-- start of Raw data --

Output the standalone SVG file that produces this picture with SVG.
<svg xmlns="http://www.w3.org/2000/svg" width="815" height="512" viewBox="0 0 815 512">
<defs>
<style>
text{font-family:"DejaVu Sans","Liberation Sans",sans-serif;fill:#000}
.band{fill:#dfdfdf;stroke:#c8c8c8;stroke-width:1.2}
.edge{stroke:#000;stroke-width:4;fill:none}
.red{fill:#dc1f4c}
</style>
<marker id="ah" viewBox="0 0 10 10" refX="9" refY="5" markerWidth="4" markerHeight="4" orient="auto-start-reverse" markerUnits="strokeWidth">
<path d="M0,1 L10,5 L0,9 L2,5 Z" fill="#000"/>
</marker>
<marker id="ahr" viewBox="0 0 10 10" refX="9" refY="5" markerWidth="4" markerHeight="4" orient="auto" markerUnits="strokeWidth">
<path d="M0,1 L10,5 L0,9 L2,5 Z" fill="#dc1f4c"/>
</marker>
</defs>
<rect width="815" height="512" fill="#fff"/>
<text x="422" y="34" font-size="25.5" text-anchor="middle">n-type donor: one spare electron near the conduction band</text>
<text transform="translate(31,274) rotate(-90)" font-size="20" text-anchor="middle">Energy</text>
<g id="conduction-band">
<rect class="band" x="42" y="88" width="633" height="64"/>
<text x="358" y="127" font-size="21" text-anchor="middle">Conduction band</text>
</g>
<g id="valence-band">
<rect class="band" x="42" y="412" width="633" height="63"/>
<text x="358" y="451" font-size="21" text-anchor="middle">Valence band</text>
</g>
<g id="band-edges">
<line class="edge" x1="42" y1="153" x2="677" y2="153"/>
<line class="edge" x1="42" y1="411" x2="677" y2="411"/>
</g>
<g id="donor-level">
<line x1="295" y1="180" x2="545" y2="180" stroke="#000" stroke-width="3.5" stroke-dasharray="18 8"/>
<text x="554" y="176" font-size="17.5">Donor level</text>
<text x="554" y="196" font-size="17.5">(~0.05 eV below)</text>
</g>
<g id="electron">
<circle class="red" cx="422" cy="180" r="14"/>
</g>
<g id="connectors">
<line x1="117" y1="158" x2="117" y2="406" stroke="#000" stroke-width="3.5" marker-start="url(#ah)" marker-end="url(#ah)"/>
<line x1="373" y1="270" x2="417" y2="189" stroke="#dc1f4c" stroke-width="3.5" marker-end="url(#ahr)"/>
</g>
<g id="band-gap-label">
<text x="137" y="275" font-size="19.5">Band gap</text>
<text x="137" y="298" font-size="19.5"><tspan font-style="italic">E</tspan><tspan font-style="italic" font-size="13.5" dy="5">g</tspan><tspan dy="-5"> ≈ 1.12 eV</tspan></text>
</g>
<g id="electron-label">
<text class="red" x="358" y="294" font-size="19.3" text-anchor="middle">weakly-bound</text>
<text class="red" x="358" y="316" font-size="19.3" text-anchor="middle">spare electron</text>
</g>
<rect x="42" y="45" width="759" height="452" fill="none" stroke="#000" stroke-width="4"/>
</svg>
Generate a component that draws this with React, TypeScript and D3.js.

-- end of Raw data --

What needs to be done: Every record above must be duplicated exactly.

Right answer:
Output the standalone SVG file that produces this picture with SVG.
<svg xmlns="http://www.w3.org/2000/svg" width="815" height="512" viewBox="0 0 815 512">
<defs>
<style>
text{font-family:"DejaVu Sans","Liberation Sans",sans-serif;fill:#000}
.band{fill:#dfdfdf;stroke:#c8c8c8;stroke-width:1.2}
.edge{stroke:#000;stroke-width:4;fill:none}
.red{fill:#dc1f4c}
</style>
<marker id="ah" viewBox="0 0 10 10" refX="9" refY="5" markerWidth="4" markerHeight="4" orient="auto-start-reverse" markerUnits="strokeWidth">
<path d="M0,1 L10,5 L0,9 L2,5 Z" fill="#000"/>
</marker>
<marker id="ahr" viewBox="0 0 10 10" refX="9" refY="5" markerWidth="4" markerHeight="4" orient="auto" markerUnits="strokeWidth">
<path d="M0,1 L10,5 L0,9 L2,5 Z" fill="#dc1f4c"/>
</marker>
</defs>
<rect width="815" height="512" fill="#fff"/>
<text x="422" y="34" font-size="25.5" text-anchor="middle">n-type donor: one spare electron near the conduction band</text>
<text transform="translate(31,274) rotate(-90)" font-size="20" text-anchor="middle">Energy</text>
<g id="conduction-band">
<rect class="band" x="42" y="88" width="633" height="64"/>
<text x="358" y="127" font-size="21" text-anchor="middle">Conduction band</text>
</g>
<g id="valence-band">
<rect class="band" x="42" y="412" width="633" height="63"/>
<text x="358" y="451" font-size="21" text-anchor="middle">Valence band</text>
</g>
<g id="band-edges">
<line class="edge" x1="42" y1="153" x2="677" y2="153"/>
<line class="edge" x1="42" y1="411" x2="677" y2="411"/>
</g>
<g id="donor-level">
<line x1="295" y1="180" x2="545" y2="180" stroke="#000" stroke-width="3.5" stroke-dasharray="18 8"/>
<text x="554" y="176" font-size="17.5">Donor level</text>
<text x="554" y="196" font-size="17.5">(~0.05 eV below)</text>
</g>
<g id="electron">
<circle class="red" cx="422" cy="180" r="14"/>
</g>
<g id="connectors">
<line x1="117" y1="158" x2="117" y2="406" stroke="#000" stroke-width="3.5" marker-start="url(#ah)" marker-end="url(#ah)"/>
<line x1="373" y1="270" x2="417" y2="189" stroke="#dc1f4c" stroke-width="3.5" marker-end="url(#ahr)"/>
</g>
<g id="band-gap-label">
<text x="137" y="275" font-size="19.5">Band gap</text>
<text x="137" y="298" font-size="19.5"><tspan font-style="italic">E</tspan><tspan font-style="italic" font-size="13.5" dy="5">g</tspan><tspan dy="-5"> ≈ 1.12 eV</tspan></text>
</g>
<g id="electron-label">
<text class="red" x="358" y="294" font-size="19.3" text-anchor="middle">weakly-bound</text>
<text class="red" x="358" y="316" font-size="19.3" text-anchor="middle">spare electron</text>
</g>
<rect x="42" y="45" width="759" height="452" fill="none" stroke="#000" stroke-width="4"/>
</svg>
Generate a component that draws this with React, TypeScript and D3.js.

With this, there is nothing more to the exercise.